- **DIRECTIONS**: Copy each line of the data below with the word "this".

- **MATERIAL PROVIDED**:
┄┄┄┄┄┄┄┄┄┄┄┄┄┄┄┄┄┄┄┄

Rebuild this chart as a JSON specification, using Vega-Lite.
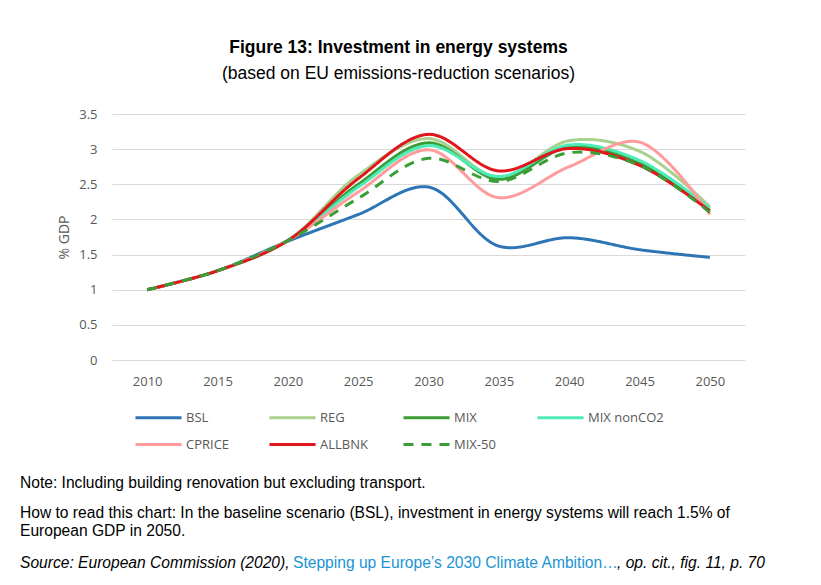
{
  "$schema": "https://vega.github.io/schema/vega-lite/v6.json",
  "background": "white",
  "padding": {"left": 20, "top": 39, "right": 20, "bottom": 10},
  "title": {
    "text": "Figure 13: Investment in energy systems",
    "subtitle": "(based on EU emissions-reduction scenarios)",
    "anchor": "middle",
    "dx": 6,
    "font": "Liberation Sans",
    "fontSize": 17.5,
    "fontWeight": "bold",
    "color": "black",
    "subtitleFont": "Liberation Sans",
    "subtitleFontSize": 17.5,
    "subtitleColor": "black",
    "subtitlePadding": 8,
    "offset": 26
  },
  "config": {"view": {"stroke": null}},
  "spacing": 88,
  "vconcat": [
    {
      "width": 633,
      "height": 246,
      "data": {
        "values": [
          {"series": "BSL", "year": 2010, "value": 1.0},
          {"series": "BSL", "year": 2015, "value": 1.27},
          {"series": "BSL", "year": 2020, "value": 1.69},
          {"series": "BSL", "year": 2025, "value": 2.07},
          {"series": "BSL", "year": 2030, "value": 2.46},
          {"series": "BSL", "year": 2035, "value": 1.62},
          {"series": "BSL", "year": 2040, "value": 1.74},
          {"series": "BSL", "year": 2045, "value": 1.57},
          {"series": "BSL", "year": 2050, "value": 1.46},
          {"series": "REG", "year": 2010, "value": 1.0},
          {"series": "REG", "year": 2015, "value": 1.27},
          {"series": "REG", "year": 2020, "value": 1.7},
          {"series": "REG", "year": 2025, "value": 2.63},
          {"series": "REG", "year": 2030, "value": 3.15},
          {"series": "REG", "year": 2035, "value": 2.6},
          {"series": "REG", "year": 2040, "value": 3.12},
          {"series": "REG", "year": 2045, "value": 2.97},
          {"series": "REG", "year": 2050, "value": 2.18},
          {"series": "MIX", "year": 2010, "value": 1.0},
          {"series": "MIX", "year": 2015, "value": 1.27},
          {"series": "MIX", "year": 2020, "value": 1.7},
          {"series": "MIX", "year": 2025, "value": 2.5},
          {"series": "MIX", "year": 2030, "value": 3.09},
          {"series": "MIX", "year": 2035, "value": 2.57},
          {"series": "MIX", "year": 2040, "value": 3.03},
          {"series": "MIX", "year": 2045, "value": 2.8},
          {"series": "MIX", "year": 2050, "value": 2.13},
          {"series": "MIX nonCO2", "year": 2010, "value": 1.0},
          {"series": "MIX nonCO2", "year": 2015, "value": 1.27},
          {"series": "MIX nonCO2", "year": 2020, "value": 1.7},
          {"series": "MIX nonCO2", "year": 2025, "value": 2.46},
          {"series": "MIX nonCO2", "year": 2030, "value": 3.05},
          {"series": "MIX nonCO2", "year": 2035, "value": 2.61},
          {"series": "MIX nonCO2", "year": 2040, "value": 3.06},
          {"series": "MIX nonCO2", "year": 2045, "value": 2.84},
          {"series": "MIX nonCO2", "year": 2050, "value": 2.16},
          {"series": "CPRICE", "year": 2010, "value": 1.0},
          {"series": "CPRICE", "year": 2015, "value": 1.27},
          {"series": "CPRICE", "year": 2020, "value": 1.7},
          {"series": "CPRICE", "year": 2025, "value": 2.39},
          {"series": "CPRICE", "year": 2030, "value": 2.99},
          {"series": "CPRICE", "year": 2035, "value": 2.31},
          {"series": "CPRICE", "year": 2040, "value": 2.75},
          {"series": "CPRICE", "year": 2045, "value": 3.1},
          {"series": "CPRICE", "year": 2050, "value": 2.07},
          {"series": "ALLBNK", "year": 2010, "value": 1.0},
          {"series": "ALLBNK", "year": 2015, "value": 1.27},
          {"series": "ALLBNK", "year": 2020, "value": 1.7},
          {"series": "ALLBNK", "year": 2025, "value": 2.58},
          {"series": "ALLBNK", "year": 2030, "value": 3.21},
          {"series": "ALLBNK", "year": 2035, "value": 2.69},
          {"series": "ALLBNK", "year": 2040, "value": 3.01},
          {"series": "ALLBNK", "year": 2045, "value": 2.77},
          {"series": "ALLBNK", "year": 2050, "value": 2.12},
          {"series": "MIX-50", "year": 2010, "value": 1.0},
          {"series": "MIX-50", "year": 2015, "value": 1.27},
          {"series": "MIX-50", "year": 2020, "value": 1.7},
          {"series": "MIX-50", "year": 2025, "value": 2.3},
          {"series": "MIX-50", "year": 2030, "value": 2.87},
          {"series": "MIX-50", "year": 2035, "value": 2.54},
          {"series": "MIX-50", "year": 2040, "value": 2.95},
          {"series": "MIX-50", "year": 2045, "value": 2.77},
          {"series": "MIX-50", "year": 2050, "value": 2.1}
        ]
      },
      "mark": {"type": "line", "interpolate": "catmull-rom", "strokeWidth": 3},
      "encoding": {
        "x": {
          "field": "year",
          "type": "quantitative",
          "scale": {"domain": [2007.5, 2052.5], "nice": false, "zero": false},
          "axis": {
            "values": [2010, 2015, 2020, 2025, 2030, 2035, 2040, 2045, 2050],
            "format": "d",
            "grid": false,
            "domain": false,
            "ticks": false,
            "labelPadding": 15,
            "labelFont": "Open Sans",
            "labelFontSize": 13,
            "labelColor": "#595959",
            "title": null
          }
        },
        "y": {
          "field": "value",
          "type": "quantitative",
          "scale": {"domain": [0, 3.5], "nice": false},
          "axis": {
            "values": [0, 0.5, 1, 1.5, 2, 2.5, 3, 3.5],
            "labelExpr": "'' + datum.value",
            "grid": true,
            "gridColor": "#d9d9d9",
            "gridWidth": 1,
            "domain": false,
            "ticks": false,
            "labelPadding": 15,
            "labelFont": "Open Sans",
            "labelFontSize": 13,
            "labelColor": "#595959",
            "title": "% GDP",
            "titleFont": "Open Sans",
            "titleFontSize": 14,
            "titleFontWeight": "normal",
            "titleColor": "#595959",
            "titlePadding": 7
          }
        },
        "color": {
          "field": "series",
          "type": "nominal",
          "sort": ["BSL", "REG", "MIX", "MIX nonCO2", "CPRICE", "ALLBNK", "MIX-50"],
          "scale": {
            "domain": ["BSL", "REG", "MIX", "MIX nonCO2", "CPRICE", "ALLBNK", "MIX-50"],
            "range": ["#2E75B6", "#A9D18E", "#3A9D35", "#4DEBB5", "#FF9B9B", "#E0161C", "#3A9D35"]
          },
          "legend": {
            "title": null,
            "orient": "none",
            "legendX": 27,
            "legendY": 284,
            "direction": "horizontal",
            "columns": 4,
            "gridAlign": "all",
            "symbolType": "M-1.28,0H1.28",
            "symbolSize": 1296,
            "symbolStrokeWidth": 3,
            "labelFont": "Open Sans",
            "labelFontSize": 13,
            "labelColor": "#595959",
            "labelOffset": 8,
            "labelLimit": 200,
            "columnPadding": 1,
            "rowPadding": 0,
            "padding": 0
          }
        },
        "strokeDash": {
          "field": "series",
          "type": "nominal",
          "sort": ["BSL", "REG", "MIX", "MIX nonCO2", "CPRICE", "ALLBNK", "MIX-50"],
          "scale": {
            "domain": ["BSL", "REG", "MIX", "MIX nonCO2", "CPRICE", "ALLBNK", "MIX-50"],
            "range": [[1, 0], [1, 0], [1, 0], [1, 0], [1, 0], [1, 0], [10, 8]]
          },
          "legend": {
            "title": null,
            "orient": "none",
            "legendX": 27,
            "legendY": 284,
            "direction": "horizontal",
            "columns": 4,
            "gridAlign": "all",
            "symbolType": "M-1.28,0H1.28",
            "symbolSize": 1296,
            "symbolStrokeWidth": 3,
            "labelFont": "Open Sans",
            "labelFontSize": 13,
            "labelColor": "#595959",
            "labelOffset": 8,
            "labelLimit": 200,
            "columnPadding": 1,
            "rowPadding": 0,
            "padding": 0
          }
        }
      }
    },
    {
      "width": 633,
      "height": 60,
      "data": {
        "values": [
          {"line": 0, "part": "body", "text": "Note: Including building renovation but excluding transport."},
          {"line": 1, "part": "body", "text": "How to read this chart: In the baseline scenario (BSL), investment in energy systems will reach 1.5% of\nEuropean GDP in 2050."},
          {"line": 2, "part": "source", "text": "Source: European Commission (2020), "},
          {"line": 2, "part": "link", "text": "Stepping up Europe’s 2030 Climate Ambition…"},
          {"line": 2, "part": "cite", "text": ", op. cit., fig. 11, p. 70"}
        ]
      },
      "encoding": {
        "y": {"field": "line", "type": "ordinal", "scale": {"type": "point", "padding": 0}, "axis": null},
        "text": {"field": "text", "type": "nominal"}
      },
      "layer": [
        {
          "transform": [{"filter": "datum.part == 'body'"}],
          "mark": {"type": "text", "align": "left", "baseline": "alphabetic", "font": "Liberation Sans", "fontSize": 15.6, "lineBreak": "\n", "lineHeight": 18, "x": -92, "color": "black"}
        },
        {
          "transform": [{"filter": "datum.part == 'source'"}],
          "mark": {"type": "text", "align": "left", "baseline": "alphabetic", "font": "Liberation Sans", "fontSize": 15.6, "fontStyle": "italic", "x": -92, "dy": 20, "color": "black"}
        },
        {
          "transform": [{"filter": "datum.part == 'link'"}],
          "mark": {"type": "text", "align": "left", "baseline": "alphabetic", "font": "Liberation Sans", "fontSize": 15.6, "x": -92, "dx": 273, "dy": 20, "color": "#1a95d3"}
        },
        {
          "transform": [{"filter": "datum.part == 'cite'"}],
          "mark": {"type": "text", "align": "left", "baseline": "alphabetic", "font": "Liberation Sans", "fontSize": 15.6, "fontStyle": "italic", "x": -92, "dx": 597, "dy": 20, "color": "black"}
        }
      ]
    }
  ]
}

┄┄┄┄┄┄┄┄┄┄┄┄┄┄┄┄┄┄┄┄

- **RESPONSE BELOW**:
Rebuild this chart as a JSON specification, using Vega-Lite.
          {"line": 1, "part": "body", "text": "How to read this chart: In the baseline scenario (BSL), investment in energy systems will reach 1.5% of\nEuropean GDP in 2050."},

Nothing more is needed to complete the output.